I have an old Linksys switch (EZXS55W) and it has worked fine for many years now, but I tried to hook something up today to the last open port and noticed the device didn't work when I did this. When I looked about my switch, it says that it disables that port when using the Uplink port.

I'm still a bit fuzzy on what the Uplink port does for me, I had always assumed that this Uplink port was for me to plug into from my router which is elsewhere in the house and hooked up to the modem so it could allow the switch to work for my other devices. I guess I need more than 5 ports now, but I see newer switches do not have this Uplink port generally anymore. Can I safely buy a new 8 port switch that does not have an Uplink port and maintain the exact same functionality?

If I understand what I'm reading correctly, newer switches did away with the need for a dedicated Uplink port so now the switches intelligently do whatever the Uplink did? I don't want to get further off from the accurate answer to this, so I just want to understand the technicality behind this so I'm not uninformed.

The one thing I guess I'm seeing from this though, if a switch is say an 8 port switch that means 1 port will be used to feed from the actual internet connection (whichever cable is providing it to the switch) and then the other 7 can be devices that need access to that shared network connection and by that virtue, the internet. It does not however, work like 5 port means it has 6 physical ports with one being the "internet" connection, and the other 5 being devices that need to be hooked up, correct? The latter is how I always thought it worked, but thinking this is incorrect now.

  • Thanks. Simple, easy clarification. Commented Mar 24, 2020 at 12:47

2 Answers 2


An uplink port is a port on which Transmit and Receive are reversed.

They are used to connect together 2 switches with a standard straight-trough cable. (otherwise it would require a cross cable where the transmit and receive are crossed in the cable rather than on the switch port)

Some switches came with 2 physical ports that were actually the same logical port , the first one being wired normally and the second wired "crossed". So you were able to use only one of the physical port a a time, depending if you connect a PC (or a router) or a switch.

Nowadays this generally doesn't matter anymore since most interfaces are "auto-mdix", meaning that the interface detect the type of device connected and cross transmit and receive internally if needed.

(and if the switch itself is not auto-mdix but the device you connect on it is , it also works).

Note: this apply mostly to 10Base-T / 100Base-TX ports, since Auto MDI-X is nearly ubiquitous on gigabit Ethernet, and doesn't apply to 10GB Ethernet and above where there's no more dedicated transmit / receive wires.

  • Thanks, I had a suspicion since my switch is quite old that this was a feature that was probably not needed any longer but just wanted to be certain I understood what that Uplink port did before I bought a new one.
    – Vistance
    Commented Oct 2, 2015 at 7:13
  • 1
    For accuracy, Autonegotiation is mandatory for Gigabit Ethernet, not Auto MDI-X (although it is nearly ubiquitous).
    – Zac67
    Commented Oct 6, 2021 at 12:43
  • 1
    ho.. thanks for the info @Zac67, will edit
    – JFL
    Commented Oct 6, 2021 at 13:07

This has to do with how (UTP) Ethernet cabling works.
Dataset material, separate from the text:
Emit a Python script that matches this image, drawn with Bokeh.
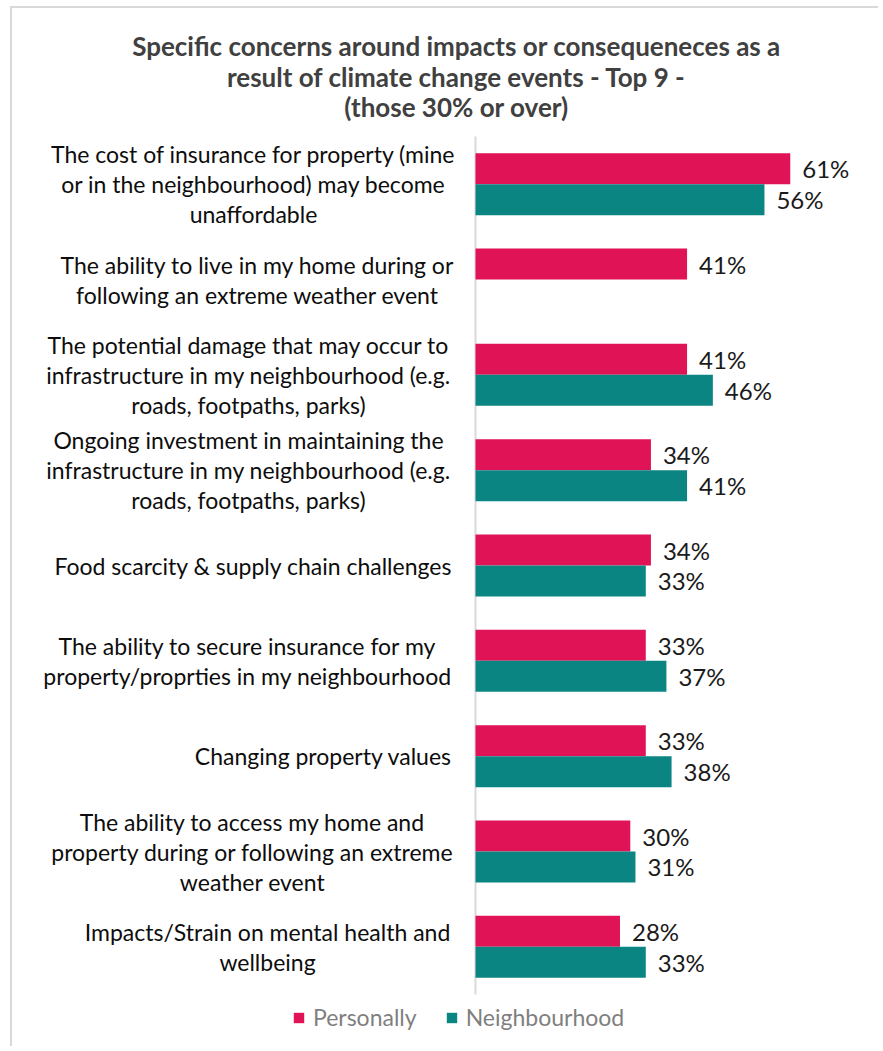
from bokeh.plotting import figure
from bokeh.models import (ColumnDataSource, Range1d, LabelSet, Label,
                          Legend, LegendItem)
from bokeh.transform import dodge
from bokeh.core.properties import value
from bokeh.embed import file_html
from bokeh.resources import INLINE

# ---------------- data ----------------
title_lines = [
    "Specific concerns around impacts or consequeneces as a",
    "result of climate change events - Top 9 -",
    "(those 30% or over)",
]
categories = [
    "The cost of insurance for property (mine\nor in the neighbourhood) may become\nunaffordable",
    "The ability to live in my home during or\nfollowing an extreme weather event",
    "The potential damage that may occur to\ninfrastructure in my neighbourhood (e.g.\nroads, footpaths, parks)",
    "Ongoing investment in maintaining the\ninfrastructure in my neighbourhood (e.g.\nroads, footpaths, parks)",
    "Food scarcity & supply chain challenges",
    "The ability to secure insurance for my\nproperty/proprties in my neighbourhood",
    "Changing property values",
    "The ability to access my home and\nproperty during or following an extreme\nweather event",
    "Impacts/Strain on mental health and\nwellbeing",
]
personally = [61, 41, 41, 34, 34, 33, 33, 30, 28]
neighbourhood = [56, None, 46, 41, 33, 37, 38, 31, 33]
series_names = ["Personally", "Neighbourhood"]

# ---------------- styles / layout ----------------
PINK = "#E01357"
TEAL = "#0B8582"
FONT = "Lato"
W, H = 868, 1040
AXIS_X = 463                 # canvas px of the value axis (0 %)
PLOT_TOP, PLOT_BOTTOM = 128, 986   # canvas px (from top) of the category band area
PX_PER_PCT = 5.16
BAR_H = 0.325
LINE_PX = 30                 # line spacing of the wrapped category labels
# horizontal centre of each wrapped label block, in px left of the axis
label_center_px = [-222, -218, -227, -227, -222, -228, -152, -223, -208]

n = len(categories)
px_per_cat = (PLOT_BOTTOM - PLOT_TOP) / n
ypos = [n - i - 0.5 for i in range(n)]          # first category at the top

def nan_if_none(v):
    return float("nan") if v is None else v

src_p = ColumnDataSource(dict(y=ypos, val=personally, txt=[f"{v}%" for v in personally]))
src_n = ColumnDataSource(dict(y=ypos, val=[nan_if_none(v) for v in neighbourhood]))
n_idx = [i for i, v in enumerate(neighbourhood) if v is not None]
lab_n = ColumnDataSource(dict(y=[ypos[i] for i in n_idx],
                              val=[neighbourhood[i] for i in n_idx],
                              txt=[f"{neighbourhood[i]}%" for i in n_idx]))

# one row per wrapped line so that every line is centred in its block
cx, cy, cyo, ctxt = [], [], [], []
for i, label in enumerate(categories):
    lines = label.split("\n")
    k = len(lines)
    for j, line in enumerate(lines):
        cx.append(label_center_px[i] / PX_PER_PCT)
        cy.append(ypos[i])
        cyo.append(((k - 1) / 2 - j) * LINE_PX)
        ctxt.append(line)
cat_src = ColumnDataSource(dict(x=cx, y=cy, yo=cyo, txt=ctxt))

x_range = Range1d(-AXIS_X / PX_PER_PCT, (W - AXIS_X) / PX_PER_PCT)
y_range = Range1d(-(H - PLOT_BOTTOM) / px_per_cat, n + PLOT_TOP / px_per_cat)

p = figure(width=W, height=H, output_backend="svg", toolbar_location=None,
           x_range=x_range, y_range=y_range,
           min_border=0, min_border_left=0, min_border_right=0,
           min_border_top=0, min_border_bottom=0,
           styles={"margin-left": "10px", "margin-top": "6px",
                   "border-left": "2px solid #d9d9d9",
                   "border-top": "2px solid #d9d9d9"})
p.outline_line_color = None
p.xgrid.visible = False
p.ygrid.visible = False
p.xaxis.visible = False
p.yaxis.visible = False

# value axis line at 0 %
p.segment(x0=[0], y0=[0], x1=[0], y1=[n], line_color="#d9d9d9", line_width=2)

r_p = p.hbar(y=dodge("y", BAR_H / 2), right="val", left=0,
             height=BAR_H, source=src_p, fill_color=PINK, line_color=None)
r_n = p.hbar(y=dodge("y", -BAR_H / 2), right="val", left=0,
             height=BAR_H, source=src_n, fill_color=TEAL, line_color=None)

common = dict(text_font=value(FONT), text_font_size="24px", text_color="#1a1a1a",
              text_baseline="middle", text_align="left", x_offset=12)
p.add_layout(LabelSet(x="val", y=dodge("y", BAR_H / 2), text="txt",
                      source=src_p, **common))
p.add_layout(LabelSet(x="val", y=dodge("y", -BAR_H / 2), text="txt",
                      source=lab_n, **common))

# category labels
p.add_layout(LabelSet(x="x", y="y", y_offset="yo", text="txt", source=cat_src,
                      text_font=value(FONT), text_font_size="23px", text_color="#0d0d0d",
                      text_align="center", text_baseline="middle"))

# title (screen px from the bottom-left of the canvas)
title_y = [1003, 972, 942]
for t, ty in zip(title_lines, title_y):
    p.add_layout(Label(x=444, y=ty, x_units="screen", y_units="screen", text=t,
                       text_font=FONT, text_font_style="bold",
                       text_font_size="26px", text_color="#404040",
                       text_align="center", text_baseline="middle"))

legend = Legend(items=[LegendItem(label=series_names[0], renderers=[r_p]),
                       LegendItem(label=series_names[1], renderers=[r_n])],
                orientation="horizontal", location=(280, 17),
                label_text_font=FONT, label_text_font_size="23px",
                label_text_color="#7f7f7f", glyph_width=13, glyph_height=13,
                label_standoff=8, spacing=28, padding=0, margin=0,
                border_line_color=None, background_fill_alpha=0)
p.add_layout(legend, "center")

open("out.html", "w").write(file_html(p, INLINE))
In the old days, end point devices (like your PC) would use wires 1 and 2 to transmit data, and wires 3 and 6 to listen (https://en.wikipedia.org/wiki/File:Ethernet_MDI_crossover.svg) (*). The switch on the other side of the cable would listen on wires 1 and 2, and transmit on 3 and 6. Now if you would connect two siwtches, this would not work with a regular cable, because both switches would use the same wires in the cable to transmit. On solution for this is to use a special crossover cable, within which the cabling is crossed. Another solution is to have a specific "Uplink" port on the switch, which is wired as an end-point and uses the same wires to listen/transmit as a regular PC for instance.

With modern devices this is all a moot point, since practically every device uses "Auto-MDI-X" (https://en.wikipedia.org/wiki/Medium-dependent_interface#Auto_MDI-X) to sense which wire to listen and to transmit on. This standard was introduced in 1998, so it's very rare to find use for your old crossover cables today.

As for your Linksys switch: you can use the Uplink port to connect an end-point if you would use a crossover cable. However, in the internal wiring in the switch the Uplink port is the same port as port number 5 (http://www.linksys.com/id/support-article?articleNum=132646), so you can only use one of them (either the Uplink port, or port 5, not both simultaneously).

(*) This is true for 10BASE-T (10 Mbit/s) and 100BASE-TX (100 Mbit/s) Ethernet. Gigabit Ethernet uses all 8 wires in the cable.